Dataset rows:
________________
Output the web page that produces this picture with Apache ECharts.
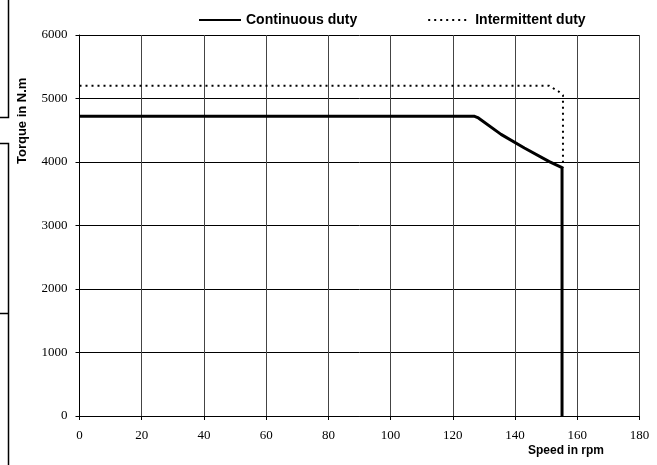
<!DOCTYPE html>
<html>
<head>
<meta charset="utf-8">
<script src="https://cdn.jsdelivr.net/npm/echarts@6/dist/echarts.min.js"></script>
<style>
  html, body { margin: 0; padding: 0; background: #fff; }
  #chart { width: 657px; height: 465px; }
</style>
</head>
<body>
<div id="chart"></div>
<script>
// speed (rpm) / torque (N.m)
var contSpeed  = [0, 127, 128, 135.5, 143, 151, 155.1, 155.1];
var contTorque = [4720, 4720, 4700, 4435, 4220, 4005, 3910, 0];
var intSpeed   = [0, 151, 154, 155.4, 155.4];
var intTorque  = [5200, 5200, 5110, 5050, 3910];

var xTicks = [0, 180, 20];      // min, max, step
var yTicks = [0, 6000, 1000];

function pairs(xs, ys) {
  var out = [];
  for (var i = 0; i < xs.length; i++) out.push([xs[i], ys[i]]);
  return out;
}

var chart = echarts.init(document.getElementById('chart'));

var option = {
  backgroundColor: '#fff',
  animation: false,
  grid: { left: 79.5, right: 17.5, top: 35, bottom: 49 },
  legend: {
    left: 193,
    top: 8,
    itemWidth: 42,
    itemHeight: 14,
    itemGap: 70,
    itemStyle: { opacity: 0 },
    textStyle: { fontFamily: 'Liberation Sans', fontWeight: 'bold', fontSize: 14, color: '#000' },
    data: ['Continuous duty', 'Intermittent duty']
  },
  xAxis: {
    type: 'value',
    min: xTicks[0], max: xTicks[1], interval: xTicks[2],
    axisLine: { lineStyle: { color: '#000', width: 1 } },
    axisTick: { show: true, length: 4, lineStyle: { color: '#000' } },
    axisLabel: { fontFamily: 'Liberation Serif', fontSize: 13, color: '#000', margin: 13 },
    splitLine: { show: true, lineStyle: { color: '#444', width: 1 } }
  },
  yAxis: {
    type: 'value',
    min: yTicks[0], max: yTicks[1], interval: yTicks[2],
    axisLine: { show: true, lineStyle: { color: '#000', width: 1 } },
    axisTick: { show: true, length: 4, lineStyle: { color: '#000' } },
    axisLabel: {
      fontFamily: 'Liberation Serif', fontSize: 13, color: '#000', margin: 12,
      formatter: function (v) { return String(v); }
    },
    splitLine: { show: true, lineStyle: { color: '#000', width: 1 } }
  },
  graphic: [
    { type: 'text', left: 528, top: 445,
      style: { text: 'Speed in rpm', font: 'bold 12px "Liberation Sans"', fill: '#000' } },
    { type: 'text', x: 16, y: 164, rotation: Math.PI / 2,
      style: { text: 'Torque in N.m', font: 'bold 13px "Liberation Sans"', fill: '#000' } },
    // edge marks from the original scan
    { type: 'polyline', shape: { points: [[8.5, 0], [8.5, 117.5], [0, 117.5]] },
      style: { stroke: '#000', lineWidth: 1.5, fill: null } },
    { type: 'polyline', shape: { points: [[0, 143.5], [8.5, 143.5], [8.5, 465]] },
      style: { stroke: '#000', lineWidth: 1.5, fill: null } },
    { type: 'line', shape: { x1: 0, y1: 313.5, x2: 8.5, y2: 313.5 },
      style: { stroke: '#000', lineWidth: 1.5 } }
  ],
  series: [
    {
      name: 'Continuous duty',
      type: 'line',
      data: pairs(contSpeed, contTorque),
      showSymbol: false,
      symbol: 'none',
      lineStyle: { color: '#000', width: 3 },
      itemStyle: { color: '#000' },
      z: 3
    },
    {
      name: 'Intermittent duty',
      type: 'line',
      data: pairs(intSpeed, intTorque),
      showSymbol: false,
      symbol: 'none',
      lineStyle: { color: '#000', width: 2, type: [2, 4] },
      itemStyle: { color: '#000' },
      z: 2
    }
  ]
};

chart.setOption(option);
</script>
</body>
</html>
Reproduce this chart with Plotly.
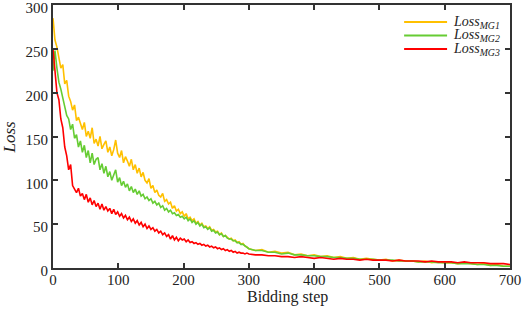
________________
Objective:
Repeat the listing above exactly, with no pictures.

Finished task:
Output the web page that produces this picture with Apache ECharts.
<!DOCTYPE html>
<html>
<head>
<meta charset="utf-8">
<script src="https://cdn.jsdelivr.net/npm/echarts@6/dist/echarts.min.js"></script>
<style>
  html, body { margin: 0; padding: 0; background: #fff; }
  #chart { width: 657px; height: 465px; }
</style>
</head>
<body>
<div id="chart"></div>
<script>
// speed (rpm) / torque (N.m)
var contSpeed  = [0, 127, 128, 135.5, 143, 151, 155.1, 155.1];
var contTorque = [4720, 4720, 4700, 4435, 4220, 4005, 3910, 0];
var intSpeed   = [0, 151, 154, 155.4, 155.4];
var intTorque  = [5200, 5200, 5110, 5050, 3910];

var xTicks = [0, 180, 20];      // min, max, step
var yTicks = [0, 6000, 1000];

function pairs(xs, ys) {
  var out = [];
  for (var i = 0; i < xs.length; i++) out.push([xs[i], ys[i]]);
  return out;
}

var chart = echarts.init(document.getElementById('chart'));

var option = {
  backgroundColor: '#fff',
  animation: false,
  grid: { left: 79.5, right: 17.5, top: 35, bottom: 49 },
  legend: {
    left: 193,
    top: 8,
    itemWidth: 42,
    itemHeight: 14,
    itemGap: 70,
    itemStyle: { opacity: 0 },
    textStyle: { fontFamily: 'Liberation Sans', fontWeight: 'bold', fontSize: 14, color: '#000' },
    data: ['Continuous duty', 'Intermittent duty']
  },
  xAxis: {
    type: 'value',
    min: xTicks[0], max: xTicks[1], interval: xTicks[2],
    axisLine: { lineStyle: { color: '#000', width: 1 } },
    axisTick: { show: true, length: 4, lineStyle: { color: '#000' } },
    axisLabel: { fontFamily: 'Liberation Serif', fontSize: 13, color: '#000', margin: 13 },
    splitLine: { show: true, lineStyle: { color: '#444', width: 1 } }
  },
  yAxis: {
    type: 'value',
    min: yTicks[0], max: yTicks[1], interval: yTicks[2],
    axisLine: { show: true, lineStyle: { color: '#000', width: 1 } },
    axisTick: { show: true, length: 4, lineStyle: { color: '#000' } },
    axisLabel: {
      fontFamily: 'Liberation Serif', fontSize: 13, color: '#000', margin: 12,
      formatter: function (v) { return String(v); }
    },
    splitLine: { show: true, lineStyle: { color: '#000', width: 1 } }
  },
  graphic: [
    { type: 'text', left: 528, top: 445,
      style: { text: 'Speed in rpm', font: 'bold 12px "Liberation Sans"', fill: '#000' } },
    { type: 'text', x: 16, y: 164, rotation: Math.PI / 2,
      style: { text: 'Torque in N.m', font: 'bold 13px "Liberation Sans"', fill: '#000' } },
    // edge marks from the original scan
    { type: 'polyline', shape: { points: [[8.5, 0], [8.5, 117.5], [0, 117.5]] },
      style: { stroke: '#000', lineWidth: 1.5, fill: null } },
    { type: 'polyline', shape: { points: [[0, 143.5], [8.5, 143.5], [8.5, 465]] },
      style: { stroke: '#000', lineWidth: 1.5, fill: null } },
    { type: 'line', shape: { x1: 0, y1: 313.5, x2: 8.5, y2: 313.5 },
      style: { stroke: '#000', lineWidth: 1.5 } }
  ],
  series: [
    {
      name: 'Continuous duty',
      type: 'line',
      data: pairs(contSpeed, contTorque),
      showSymbol: false,
      symbol: 'none',
      lineStyle: { color: '#000', width: 3 },
      itemStyle: { color: '#000' },
      z: 3
    },
    {
      name: 'Intermittent duty',
      type: 'line',
      data: pairs(intSpeed, intTorque),
      showSymbol: false,
      symbol: 'none',
      lineStyle: { color: '#000', width: 2, type: [2, 4] },
      itemStyle: { color: '#000' },
      z: 2
    }
  ]
};

chart.setOption(option);
</script>
</body>
</html>
Reproduce this chart with Plotly.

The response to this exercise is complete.